### TASK INSTRUCTIONS:
All lines below must be repeated exactly, with the pictures omitted.

[BEGIN SUPPLIED DATA]

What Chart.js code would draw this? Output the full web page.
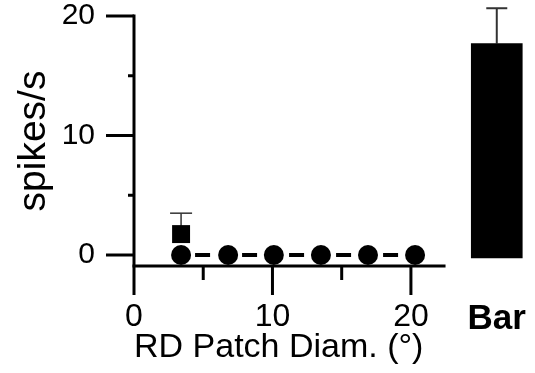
<!DOCTYPE html>
<html>
<head>
<meta charset="utf-8">
<script src="https://cdn.jsdelivr.net/npm/chart.js@4/dist/chart.umd.min.js"></script>
<style>
  html, body { margin: 0; padding: 0; background: #fff; }
  #wrap { width: 535px; height: 373px; position: relative; }
</style>
</head>
<body>
<div id="wrap"><canvas id="chart" width="535" height="373"></canvas></div>
<script>
// patch diameters (deg) and responses
const patchDiam = [3.4, 6.8, 10.1, 13.5, 16.9, 20.3];
const dotResp = [0, 0, 0, 0, 0, 0];
const squareDiam = [3.4];
const squareResp = [1.75];
const squareErr = [1.75];
// the "Bar" stimulus
const barLabels = ['Bar'];
const barResp = [17.7];
const barErr = [2.95];
const barBase = -0.25;

const xTicks = [0, 10, 20];
const xMinor = [5, 15];
const yTicks = [0, 10, 20];
const yMinor = [5, 15];

// layout bits
const barPos = 26.2;
const xAxisAt = -0.92;
const FONT = "'Liberation Sans', Arial, Helvetica, sans-serif";

const axesPlugin = {
  id: 'axesPlugin',
  beforeDatasetsDraw(chart) {
    const { ctx, scales: { x, y } } = chart;
    const seg = (x1, y1, x2, y2, w) => {
      ctx.lineWidth = w;
      ctx.beginPath(); ctx.moveTo(x1, y1); ctx.lineTo(x2, y2); ctx.stroke();
    };
    ctx.save();
    ctx.strokeStyle = '#000';
    ctx.lineCap = 'butt';
    const x0 = x.getPixelForValue(0);
    const yb = y.getPixelForValue(xAxisAt);
    // y axis + ticks
    seg(x0, y.getPixelForValue(20) - 1.5, x0, yb, 3);
    yTicks.forEach(v => seg(x0 - 28, y.getPixelForValue(v), x0, y.getPixelForValue(v), 3));
    yMinor.forEach(v => seg(x0 - 6, y.getPixelForValue(v), x0, y.getPixelForValue(v), 3));
    // x axis + ticks
    seg(x0 - 1.5, yb, x.getPixelForValue(22.5), yb, 3);
    xTicks.forEach(v => seg(x.getPixelForValue(v), yb, x.getPixelForValue(v), yb + 29, 3));
    xMinor.forEach(v => seg(x.getPixelForValue(v), yb, x.getPixelForValue(v), yb + 14, 3));
    // error bars (drawn under the marks)
    const err = (xv, v, e, cap, w) => {
      const px = x.getPixelForValue(xv);
      const top = y.getPixelForValue(v + e);
      seg(px, y.getPixelForValue(v), px, top, w);
      seg(px - cap / 2, top, px + cap / 2, top, w);
    };
    ctx.strokeStyle = '#333';
    squareDiam.forEach((d, i) => err(d, squareResp[i], squareErr[i], 22, 1.5));
    barResp.forEach((v, i) => err(barPos, v, barErr[i], 21, 2));
    ctx.restore();
  }
};

new Chart(document.getElementById('chart'), {
  data: {
    datasets: [
      {
        type: 'line',
        data: patchDiam.map((d, i) => ({ x: d, y: dotResp[i] })),
        borderColor: '#000',
        backgroundColor: '#000',
        borderWidth: 4,
        borderDash: [15, 32],
        borderDashOffset: 33,
        pointStyle: 'circle',
        pointRadius: 10,
        pointBorderWidth: 0,
        tension: 0
      },
      {
        type: 'scatter',
        data: squareDiam.map((d, i) => ({ x: d, y: squareResp[i] })),
        backgroundColor: '#000',
        borderColor: '#000',
        pointStyle: 'rect',
        pointRadius: 12.7,
        pointBorderWidth: 0
      },
      {
        type: 'bar',
        data: barResp.map(v => ({ x: barPos, y: [barBase, v] })),
        backgroundColor: '#000',
        borderWidth: 0,
        barThickness: 51
      }
    ]
  },
  options: {
    responsive: false,
    animation: false,
    events: [],
    layout: { autoPadding: false, padding: { left: 0, right: 5, top: 16, bottom: 0 } },
    plugins: { legend: { display: false }, tooltip: { enabled: false } },
    scales: {
      x: {
        type: 'linear',
        offset: false,
        min: 0,
        max: 28.6,
        grid: { display: false, drawTicks: false, offset: false },
        border: { display: false },
        afterBuildTicks: s => { s.ticks = xTicks.concat([barPos]).map(v => ({ value: v })); },
        afterFit: s => { s.height = 107; s.paddingLeft = 0; s.paddingRight = 0; },
        ticks: {
          padding: 32,
          color: '#000',
          maxRotation: 0,
          autoSkip: false,
          font: c => (c.tick && c.tick.value === barPos)
            ? { family: FONT, size: 35, weight: 'bold' }
            : { family: FONT, size: 32 },
          callback: v => v === barPos ? barLabels[0] : String(v)
        },
        title: {
          display: true,
          text: 'RD Patch Diam. (°)',
          align: 'start',
          color: '#000',
          font: { family: FONT, size: 34 },
          padding: { top: 0, bottom: 5 }
        }
      },
      y: {
        min: xAxisAt,
        max: 20,
        grid: { display: false, drawTicks: false },
        border: { display: false },
        afterBuildTicks: s => { s.ticks = yTicks.map(v => ({ value: v })); },
        afterFit: s => { s.width = 134; s.paddingTop = 0; s.paddingBottom = 0; },
        ticks: {
          padding: 39,
          color: '#000',
          font: { family: FONT, size: 30 }
        },
        title: {
          display: true,
          text: 'spikes/s',
          color: '#000',
          font: { family: FONT, size: 39 },
          padding: { top: 11, bottom: 0 }
        }
      }
    }
  },
  plugins: [axesPlugin]
});
</script>
</body>
</html>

[END SUPPLIED DATA]

### COMPLETED EXERCISE:
What Chart.js code would draw this? Output the full web page.
<!DOCTYPE html>
<html>
<head>
<meta charset="utf-8">
<script src="https://cdn.jsdelivr.net/npm/chart.js@4/dist/chart.umd.min.js"></script>
<style>
  html, body { margin: 0; padding: 0; background: #fff; }
  #wrap { width: 535px; height: 373px; position: relative; }
</style>
</head>
<body>
<div id="wrap"><canvas id="chart" width="535" height="373"></canvas></div>
<script>
// patch diameters (deg) and responses
const patchDiam = [3.4, 6.8, 10.1, 13.5, 16.9, 20.3];
const dotResp = [0, 0, 0, 0, 0, 0];
const squareDiam = [3.4];
const squareResp = [1.75];
const squareErr = [1.75];
// the "Bar" stimulus
const barLabels = ['Bar'];
const barResp = [17.7];
const barErr = [2.95];
const barBase = -0.25;

const xTicks = [0, 10, 20];
const xMinor = [5, 15];
const yTicks = [0, 10, 20];
const yMinor = [5, 15];

// layout bits
const barPos = 26.2;
const xAxisAt = -0.92;
const FONT = "'Liberation Sans', Arial, Helvetica, sans-serif";

const axesPlugin = {
  id: 'axesPlugin',
  beforeDatasetsDraw(chart) {
    const { ctx, scales: { x, y } } = chart;
    const seg = (x1, y1, x2, y2, w) => {
      ctx.lineWidth = w;
      ctx.beginPath(); ctx.moveTo(x1, y1); ctx.lineTo(x2, y2); ctx.stroke();
    };
    ctx.save();
    ctx.strokeStyle = '#000';
    ctx.lineCap = 'butt';
    const x0 = x.getPixelForValue(0);
    const yb = y.getPixelForValue(xAxisAt);
    // y axis + ticks
    seg(x0, y.getPixelForValue(20) - 1.5, x0, yb, 3);
    yTicks.forEach(v => seg(x0 - 28, y.getPixelForValue(v), x0, y.getPixelForValue(v), 3));
    yMinor.forEach(v => seg(x0 - 6, y.getPixelForValue(v), x0, y.getPixelForValue(v), 3));
    // x axis + ticks
    seg(x0 - 1.5, yb, x.getPixelForValue(22.5), yb, 3);
    xTicks.forEach(v => seg(x.getPixelForValue(v), yb, x.getPixelForValue(v), yb + 29, 3));
    xMinor.forEach(v => seg(x.getPixelForValue(v), yb, x.getPixelForValue(v), yb + 14, 3));
    // error bars (drawn under the marks)
    const err = (xv, v, e, cap, w) => {
      const px = x.getPixelForValue(xv);
      const top = y.getPixelForValue(v + e);
      seg(px, y.getPixelForValue(v), px, top, w);
      seg(px - cap / 2, top, px + cap / 2, top, w);
    };
    ctx.strokeStyle = '#333';
    squareDiam.forEach((d, i) => err(d, squareResp[i], squareErr[i], 22, 1.5));
    barResp.forEach((v, i) => err(barPos, v, barErr[i], 21, 2));
    ctx.restore();
  }
};

new Chart(document.getElementById('chart'), {
  data: {
    datasets: [
      {
        type: 'line',
        data: patchDiam.map((d, i) => ({ x: d, y: dotResp[i] })),
        borderColor: '#000',
        backgroundColor: '#000',
        borderWidth: 4,
        borderDash: [15, 32],
        borderDashOffset: 33,
        pointStyle: 'circle',
        pointRadius: 10,
        pointBorderWidth: 0,
        tension: 0
      },
      {
        type: 'scatter',
        data: squareDiam.map((d, i) => ({ x: d, y: squareResp[i] })),
        backgroundColor: '#000',
        borderColor: '#000',
        pointStyle: 'rect',
        pointRadius: 12.7,
        pointBorderWidth: 0
      },
      {
        type: 'bar',
        data: barResp.map(v => ({ x: barPos, y: [barBase, v] })),
        backgroundColor: '#000',
        borderWidth: 0,
        barThickness: 51
      }
    ]
  },
  options: {
    responsive: false,
    animation: false,
    events: [],
    layout: { autoPadding: false, padding: { left: 0, right: 5, top: 16, bottom: 0 } },
    plugins: { legend: { display: false }, tooltip: { enabled: false } },
    scales: {
      x: {
        type: 'linear',
        offset: false,
        min: 0,
        max: 28.6,
        grid: { display: false, drawTicks: false, offset: false },
        border: { display: false },
        afterBuildTicks: s => { s.ticks = xTicks.concat([barPos]).map(v => ({ value: v })); },
        afterFit: s => { s.height = 107; s.paddingLeft = 0; s.paddingRight = 0; },
        ticks: {
          padding: 32,
          color: '#000',
          maxRotation: 0,
          autoSkip: false,
          font: c => (c.tick && c.tick.value === barPos)
            ? { family: FONT, size: 35, weight: 'bold' }
            : { family: FONT, size: 32 },
          callback: v => v === barPos ? barLabels[0] : String(v)
        },
        title: {
          display: true,
          text: 'RD Patch Diam. (°)',
          align: 'start',
          color: '#000',
          font: { family: FONT, size: 34 },
          padding: { top: 0, bottom: 5 }
        }
      },
      y: {
        min: xAxisAt,
        max: 20,
        grid: { display: false, drawTicks: false },
        border: { display: false },
        afterBuildTicks: s => { s.ticks = yTicks.map(v => ({ value: v })); },
        afterFit: s => { s.width = 134; s.paddingTop = 0; s.paddingBottom = 0; },
        ticks: {
          padding: 39,
          color: '#000',
          font: { family: FONT, size: 30 }
        },
        title: {
          display: true,
          text: 'spikes/s',
          color: '#000',
          font: { family: FONT, size: 39 },
          padding: { top: 11, bottom: 0 }
        }
      }
    }
  },
  plugins: [axesPlugin]
});
</script>
</body>
</html>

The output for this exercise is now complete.